„Unsere Tischdecke. So sah sie einmal aus. Meine Mutter liebte sie, besonders die schöne Stickerei … Sie sagte, sie erinnere sie an meine Großmutter.“ Aber eines Tages lässt das Kind das Bügeleisen zu lange auf der Tischdecke stehen – die Form des Eisens brennt sich in den Stoff. Was nun? Zu beseitigen ist der Fleck nicht. Jemand anderem die Schuld geben? Oder die Wahrheit sagen? Und: Wie wird die Mutter reagieren?
Erneut fordert Iwona Chmielewska in „Ojemine!“ durch Aufbau eines spannungsvollen Text-Bild-Verhältnisses die Phantasie des Betrachters/Lesers meisterhaft heraus. Die rückblickende Erzählweise lässt das Vergangene durch Verwendung des Präsens gegenwärtig werden. Es geht um weit mehr als ein Missgeschick. Erzählt wird vom Miteinander in einer Familie über drei Generationen hinweg, von Angst, Verantwortung, Aufrichtigkeit, Verständnis und Verzeihen, Liebe. Den Konflikt des Kindes lotet Chmielewska aus, indem sie den durcheinanderwirbelnden Schreckgedanken assoziative Bilder gegenüberstellt, die Furcht- und Schuldgefühle verdeutlichen. Die Doppelseiten sind klar strukturiert: links ein knapper Text, rechts der Umriss des Brandflecks, der sich ständig „verwandelt“. Heißt es „Am liebsten würde ich mich verstecken …“, wird aus dem Abdruck des Bügeleisens ein Mäusegesicht. Das Kind selbst ist nie im Bild – nur die Tischdecke – und das Ergebnis des Malheurs.
Die Künstlerin reduziert auf wenige Farben: Das Papier ist durchgehend hellbeige, der Bügeleisenabdruck beigebraun. Die Tischdecke erhält ihre Form allein durch das Zeichnen der Stickereien mit blauem Buntstift. Die „Verwandlungen“ in Rakete, Eule, Kirche, Brüderchen … sind (wie der Text) ebenfalls blau. Im Moment der Konfliktlösung kommen das Grün und Rot des Garns hinzu, womit die Mutter einen Fisch auf die Decke stickt, auf die sie zuvor einen zweiten Abdruck gebrannt hat. Dass der Fisch auch ein Symbol für das Christentum ist, meint der Verlag dem Leser mitteilen zu müssen.

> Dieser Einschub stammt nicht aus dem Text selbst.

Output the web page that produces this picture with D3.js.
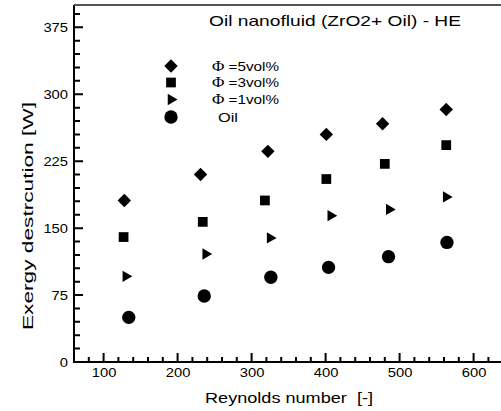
<!DOCTYPE html>
<html>
<head>
<meta charset="utf-8">
<script src="https://cdn.jsdelivr.net/npm/d3@7"></script>
<style>
body { margin: 0; background: #fff; }
text { font-family: "Liberation Sans", Arial, sans-serif; fill: #000; }
</style>
</head>
<body>
<div id="chart"></div>
<script>
// Reynolds number and exergy destruction
var re5 = [128, 231, 322, 401, 477, 563];
var ex5 = [181, 210, 236, 255, 267, 283];
var re3 = [127, 234, 318, 401, 480, 563];
var ex3 = [140, 157, 181, 205, 222, 243];
var re1 = [130, 238, 325, 407, 486, 563];
var ex1 = [96, 121, 139, 164, 171, 185];
var reOil = [134, 236, 326, 404, 485, 564];
var exOil = [50, 74, 95, 106, 118, 134];

var seriesNames = ['\u03A6 =5vol%', '\u03A6 =3vol%', '\u03A6 =1vol%', 'Oil'];
var xTicks = [100, 200, 300, 400, 500, 600];
var yTicks = [0, 75, 150, 225, 300, 375];

var width = 501,
	height = 411;
var margin = {left: 74, top: 5, bottom: 49};

var svg = d3.select('#chart')
	.append('svg')
	.attr('width', width)
	.attr('height', height);

var x = d3.scaleLinear().domain([60, 640]).range([margin.left, margin.left + 580 * 0.74]);
var y = d3.scaleLinear().domain([0, 400]).range([height - margin.bottom, margin.top]);

var xAxis = svg.append('g')
	.attr('transform', `translate(0, ${y(0)})`)
	.call(d3.axisBottom(x).tickValues(xTicks).tickSize(0).tickPadding(6));
var yAxis = svg.append('g')
	.attr('transform', `translate(${x(60)}, 0)`)
	.call(d3.axisLeft(y).tickValues(yTicks).tickSize(0).tickPadding(6));

svg.selectAll('.domain').remove();
svg.selectAll('.tick text')
	.attr('font-size', 13)
	.attr('font-family', '"Liberation Sans", Arial, sans-serif')
	.attr('textLength', function() { return this.textContent.length * 8.2; })
	.attr('lengthAdjust', 'spacingAndGlyphs');

var shapes = [
	d3.symbol().type(d3.symbolSquare).size(90),
	d3.symbol().type(d3.symbolSquare).size(95),
	d3.symbol().type(d3.symbolTriangle).size(55),
	d3.symbol().type(d3.symbolCircle).size(140)
];
var rotations = [45, 0, 90, 0];

var series = [
	{x: re5, y: ex5},
	{x: re3, y: ex3},
	{x: re1, y: ex1},
	{x: reOil, y: exOil}
];

series.forEach((s, i) => {
	svg.append('g')
		.selectAll('path')
		.data(s.x)
		.enter()
		.append('path')
		.attr('d', shapes[i])
		.attr('fill', '#000')
		.attr('transform', (d, j) => `translate(${x(d)}, ${y(s.y[j])}) rotate(${rotations[i]})`);
});

// legend
var legendY = [66, 82.5, 99.5, 117];
var legend = svg.append('g');
seriesNames.forEach((name, i) => {
	legend.append('path')
		.attr('d', shapes[i])
		.attr('fill', '#000')
		.attr('transform', `translate(171, ${legendY[i]}) rotate(${rotations[i]})`);
	var t = legend.append('text')
		.attr('x', i == 3 ? 218 : 212)
		.attr('y', legendY[i])
		.attr('dy', '0.35em')
		.attr('font-size', 13.5);
	if (i < 3) {
		t.attr('textLength', 67).attr('lengthAdjust', 'spacingAndGlyphs');
		t.append('tspan').attr('font-family', '"Liberation Serif", serif').attr('font-size', 15).text('\u03A6');
		t.append('tspan').text(name.slice(1));
	} else {
		t.attr('textLength', 20).attr('lengthAdjust', 'spacingAndGlyphs').text(name);
	}
});

svg.append('text')
	.attr('x', 209)
	.attr('y', 21)
	.attr('dy', '0.35em')
	.attr('font-size', 14.5)
	.attr('textLength', 252)
	.attr('lengthAdjust', 'spacingAndGlyphs')
	.text('Oil nanofluid (ZrO2+ Oil) - HE');

svg.append('text')
	.attr('x', 205)
	.attr('y', 398)
	.attr('dy', '0.35em')
	.attr('font-size', 14)
	.attr('textLength', 168)
	.attr('lengthAdjust', 'spacingAndGlyphs')
	.attr('xml:space', 'preserve')
	.style('white-space', 'pre')
	.text('Reynolds number  [-]');

svg.append('text')
	.attr('transform', 'translate(28, 216) rotate(-90)')
	.attr('x', -114)
	.attr('dy', '0.35em')
	.attr('font-size', 14)
	.attr('textLength', 228)
	.attr('lengthAdjust', 'spacingAndGlyphs')
	.text('Exergy destrcution [W]');

// frame lines
svg.append('line')
	.attr('x1', x(60)).attr('x2', width)
	.attr('y1', y(0)).attr('y2', y(0))
	.attr('stroke', '#000').attr('stroke-width', 2);
svg.append('line')
	.attr('x1', x(60)).attr('x2', x(60))
	.attr('y1', y(0) + 1).attr('y2', y(400))
	.attr('stroke', '#000').attr('stroke-width', 2);
svg.append('line')
	.attr('x1', x(60)).attr('x2', width)
	.attr('y1', y(400)).attr('y2', y(400))
	.attr('stroke', '#555').attr('stroke-width', 2);

// tick marks from the scales, pointing into the plot (major longer), drawn last
var xMinor = d3.range(80, 640, 20);
var yMinor = d3.range(15, 400, 15);
svg.append('path')
	.attr('fill', 'none')
	.attr('stroke', '#000')
	.attr('stroke-width', 2)
	.attr('d', xMinor.map(d => `M${x(d)},${y(0)}V${y(0) - (d % 100 == 0 ? 9 : 5)}`).join('')
		+ yMinor.map(d => `M${x(60)},${y(d)}H${x(60) + (d % 75 == 0 ? 9 : 6)}`).join(''));
</script>
</body>
</html>
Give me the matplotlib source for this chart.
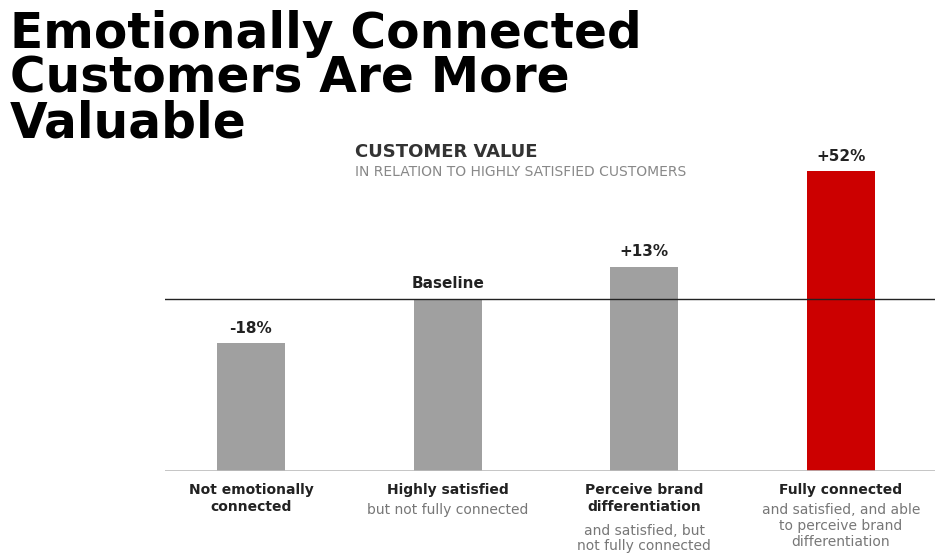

Iwona Chmielewskas vielschichtiges und poetisches Buch ist altersoffen. Es bietet großes Identifikationspotential und provoziert philosophische Fragen zum Verhalten jedes Einzelnen als Grundlage des Zusammenlebens in einer Gesellschaft. Es lässt innehalten und nachdenken über Werte und Wertvolles. „Ojemine!“ hebt sich vom Bilderbuchmainstream in seiner auffälligen Reduktion und sorgfältigen Gestaltung – bis hin zum Prägedruck des Bügeleisen-Abdrucks auf dem Cover – wohltuend ab. Schade, dass dies erst das dritte in Deutschland veröffentlichte Kunstwerk der zu Recht vielfach preisgekrönten polnischen Künstlerin ist.